Start of Dataset content

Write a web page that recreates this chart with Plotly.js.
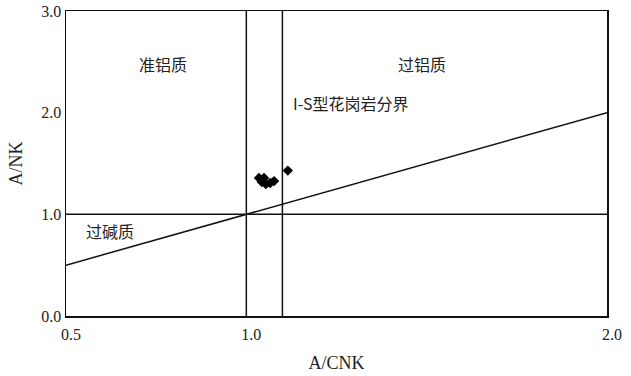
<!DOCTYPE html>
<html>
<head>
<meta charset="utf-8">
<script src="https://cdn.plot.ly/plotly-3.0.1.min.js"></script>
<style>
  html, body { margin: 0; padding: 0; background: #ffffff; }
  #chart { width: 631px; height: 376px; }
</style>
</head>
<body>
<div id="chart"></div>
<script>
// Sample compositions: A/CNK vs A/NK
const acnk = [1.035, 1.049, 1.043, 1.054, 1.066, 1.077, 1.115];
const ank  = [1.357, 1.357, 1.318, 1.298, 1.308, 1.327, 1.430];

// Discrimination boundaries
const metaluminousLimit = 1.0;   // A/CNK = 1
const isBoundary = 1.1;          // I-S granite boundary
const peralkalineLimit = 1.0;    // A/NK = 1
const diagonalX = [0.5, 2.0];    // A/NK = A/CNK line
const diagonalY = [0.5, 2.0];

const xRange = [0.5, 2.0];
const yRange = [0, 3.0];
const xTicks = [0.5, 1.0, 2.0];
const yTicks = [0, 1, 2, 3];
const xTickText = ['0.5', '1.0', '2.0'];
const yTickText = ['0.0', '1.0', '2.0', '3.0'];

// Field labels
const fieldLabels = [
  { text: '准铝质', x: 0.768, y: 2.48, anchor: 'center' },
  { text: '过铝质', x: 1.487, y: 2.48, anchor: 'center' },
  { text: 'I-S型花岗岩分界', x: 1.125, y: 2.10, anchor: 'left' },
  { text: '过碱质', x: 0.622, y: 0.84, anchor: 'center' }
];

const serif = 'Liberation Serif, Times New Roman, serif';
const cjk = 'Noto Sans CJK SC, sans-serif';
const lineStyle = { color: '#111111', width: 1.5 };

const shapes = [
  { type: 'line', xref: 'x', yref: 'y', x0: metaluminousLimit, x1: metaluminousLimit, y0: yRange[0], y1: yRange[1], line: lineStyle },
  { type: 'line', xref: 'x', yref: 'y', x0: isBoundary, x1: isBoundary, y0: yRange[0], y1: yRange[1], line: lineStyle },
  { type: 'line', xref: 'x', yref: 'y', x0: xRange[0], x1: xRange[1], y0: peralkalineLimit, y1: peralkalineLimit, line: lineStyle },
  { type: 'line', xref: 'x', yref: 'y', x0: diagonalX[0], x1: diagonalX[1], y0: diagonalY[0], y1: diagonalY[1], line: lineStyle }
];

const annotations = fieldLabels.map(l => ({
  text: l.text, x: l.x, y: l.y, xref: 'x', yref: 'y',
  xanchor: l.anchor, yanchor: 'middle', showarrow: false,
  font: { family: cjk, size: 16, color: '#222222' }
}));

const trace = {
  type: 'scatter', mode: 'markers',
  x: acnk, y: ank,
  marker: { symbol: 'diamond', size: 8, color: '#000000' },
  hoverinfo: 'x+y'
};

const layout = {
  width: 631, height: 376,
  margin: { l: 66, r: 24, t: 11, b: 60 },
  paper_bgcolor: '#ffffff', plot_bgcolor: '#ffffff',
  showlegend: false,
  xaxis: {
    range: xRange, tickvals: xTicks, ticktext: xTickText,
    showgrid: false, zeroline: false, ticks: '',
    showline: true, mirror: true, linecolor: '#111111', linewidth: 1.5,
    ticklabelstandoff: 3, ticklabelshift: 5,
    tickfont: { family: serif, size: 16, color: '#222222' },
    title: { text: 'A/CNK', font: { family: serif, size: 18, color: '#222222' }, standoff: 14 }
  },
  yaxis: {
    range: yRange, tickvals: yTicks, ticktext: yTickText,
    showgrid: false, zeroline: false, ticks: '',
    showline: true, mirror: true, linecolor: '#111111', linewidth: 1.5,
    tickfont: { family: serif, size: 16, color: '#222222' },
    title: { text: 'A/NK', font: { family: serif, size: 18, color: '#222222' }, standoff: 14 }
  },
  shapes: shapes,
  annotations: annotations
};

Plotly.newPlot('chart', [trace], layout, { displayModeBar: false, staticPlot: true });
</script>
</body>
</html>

End of Dataset content

■ The exercise ■
Copy every line of the material in which the word "chart" occurs.

■ Answer to this exercise ■
Write a web page that recreates this chart with Plotly.js.
  #chart { width: 631px; height: 376px; }
<div id="chart"></div>
Plotly.newPlot('chart', [trace], layout, { displayModeBar: false, staticPlot: true });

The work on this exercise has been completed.